29th Mayor of Vancouver
- In office 1959–1962
- Preceded by: Frederick Hume
- Succeeded by: William Rathie

Personal details
- Born: Albert Thomas Alsbury 21 April 1904 Edinburgh, Scotland
- Died: 21 July 1990 (aged 86) Burnaby, British Columbia, Canada
- Party: Non-Partisan Association
- Children: Thomas Bruce Alsbury, Diane Wiesner (née:Alsbury)
- Education: University of British Columbia
- Profession: Athlete, Educator

Association football career
- Position: Goalkeeper

Senior career*
- Years: Team / Apps / (Gls)
- Vancouver St. Saviours

= A. Thomas Alsbury =

Canadian politician, educator, and soccer player

Albert Thomas Alsbury (21 April 1904 – 21 July 1990) was a Canadian politician, educator, and soccer player. He served as the 29th mayor of Vancouver, British Columbia from 1959 to 1962 and was a goalkeeper in the Pacific Coast League from the 1920s through to the early 1940s.

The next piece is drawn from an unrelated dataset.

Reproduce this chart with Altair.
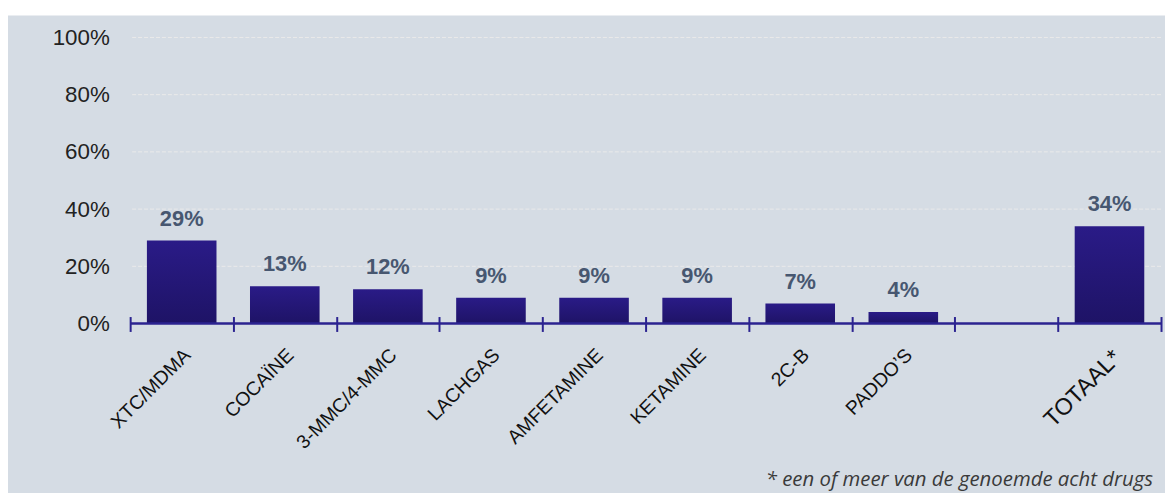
import altair as alt
import pandas as pd

categories = ["XTC/MDMA", "COCAÏNE", "3-MMC/4-MMC", "LACHGAS", "AMFETAMINE",
              "KETAMINE", "2C-B", "PADDO’S", " ", "TOTAAL*"]
bar_categories = ["XTC/MDMA", "COCAÏNE", "3-MMC/4-MMC", "LACHGAS", "AMFETAMINE",
                  "KETAMINE", "2C-B", "PADDO’S", "TOTAAL*"]
values = [0.29, 0.13, 0.12, 0.09, 0.09, 0.09, 0.07, 0.04, 0.34]
labels = ["29%", "13%", "12%", "9%", "9%", "9%", "7%", "4%", "34%"]
y_ticks = [0, 0.2, 0.4, 0.6, 0.8, 1.0]
grid_values = [0.2, 0.4, 0.6, 0.8, 1.0]
footnote = "* een of meer van de genoemde acht drugs"

df = pd.DataFrame({"cat": bar_categories, "val": values, "lab": labels})

W, H = 1038, 288
PL, PT, PR, PB = 123, 28, 4, 169

navy = "#2b2390"

x_scale = alt.Scale(domain=categories, paddingInner=0, paddingOuter=0)
y_scale = alt.Scale(domain=[0, 1])

x_axis = alt.Axis(
    title=None, labelAngle=-45, tickBand="extent", domain=False,
    tickSize=15, tickColor=navy, tickWidth=2, offset=-7,
    labelPadding=14, labelOffset=-1,
    labelFont="Liberation Sans", labelColor="#111111",
    labelFontSize={"condition": {"test": "datum.value == 'TOTAAL*'", "value": 23.5}, "value": 19.5},
    grid=False, zindex=2,
)
y_axis = alt.Axis(
    title=None, values=y_ticks, format=".0%", domain=False, ticks=False,
    labelPadding=21, labelFont="Liberation Sans", labelFontSize=22.5,
    labelColor="#222222", grid=False, zindex=2,
)

bg = alt.Chart(pd.DataFrame({"a": [0]})).mark_rect(color="#d5dce4").encode(
    x=alt.value(-PL), x2=alt.value(W + PR + 50),
    y=alt.value(-22), y2=alt.value(H + PB + 50),
)

grid = alt.Chart(pd.DataFrame({"g": grid_values})).mark_rule(
    color="#eaeaea", strokeDash=[4, 2], strokeWidth=1,
).encode(y=alt.Y("g:Q", scale=y_scale, axis=y_axis))

grad = alt.Gradient(
    gradient="linear",
    stops=[alt.GradientStop(color="#2a1b87", offset=0),
           alt.GradientStop(color="#1e1366", offset=1)],
    x1=1, x2=1, y1=0, y2=1,
)

bars = alt.Chart(df).mark_bar(color=grad, width=alt.RelativeBandSize(0.675)).encode(
    x=alt.X("cat:N", scale=x_scale, axis=x_axis, sort=categories),
    y=alt.Y("val:Q", scale=y_scale, axis=y_axis),
)

text = alt.Chart(df).mark_text(
    font="Liberation Sans", fontWeight="bold", fontSize=22, color="#475770",
    baseline="alphabetic", dy=-15,
).encode(
    x=alt.X("cat:N", scale=x_scale, sort=categories),
    y=alt.Y("val:Q", scale=y_scale),
    text="lab:N",
)

base_line = alt.Chart(pd.DataFrame({"a": [0]})).mark_rule(color=navy, strokeWidth=2.5).encode(
    y=alt.value(H),
)

note = alt.Chart(pd.DataFrame({"t": [footnote]})).mark_text(
    font="Open Sans", fontStyle="italic", fontSize=20.5, color="#3a3a3a",
    align="left", baseline="alphabetic",
).encode(
    x=alt.value(640), y=alt.value(452), text="t:N",
)

chart = alt.layer(bg, grid, bars, text, base_line, note).properties(
    width=W, height=H,
    autosize=alt.AutoSizeParams(type="none"),
    padding={"left": PL, "top": PT, "right": PR, "bottom": PB},
    background="white",
).configure_view(stroke=None)

chart.save("out.html", embed_options={"renderer": "svg", "actions": False})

Alsbury was born in Edinburgh, Scotland after which he moved to Vancouver in 1907. He studied education at the University of British Columbia, where he received a degree. He was later a vice-principal at Grandview High School of Commerce in Vancouver, before the school and himself were relocated to Vancouver Technical Secondary School.

Alsbury defeated Frederick Hume by 11,000 votes to become mayor. He left this office after 1962 and then worked for the University of British Columbia, although by that time his policies led to the loss of support from the Non-Partisan Association.

As Mayor in 1959, Alsbury helped kick off the new Pacific Coast Soccer League season at Callister Park.

Alsbury formed the senior citizen advocacy group Pensioners for Action Now in 1972.
Alsbury became a recipient of the Civic Merit Award on June 28, 1983.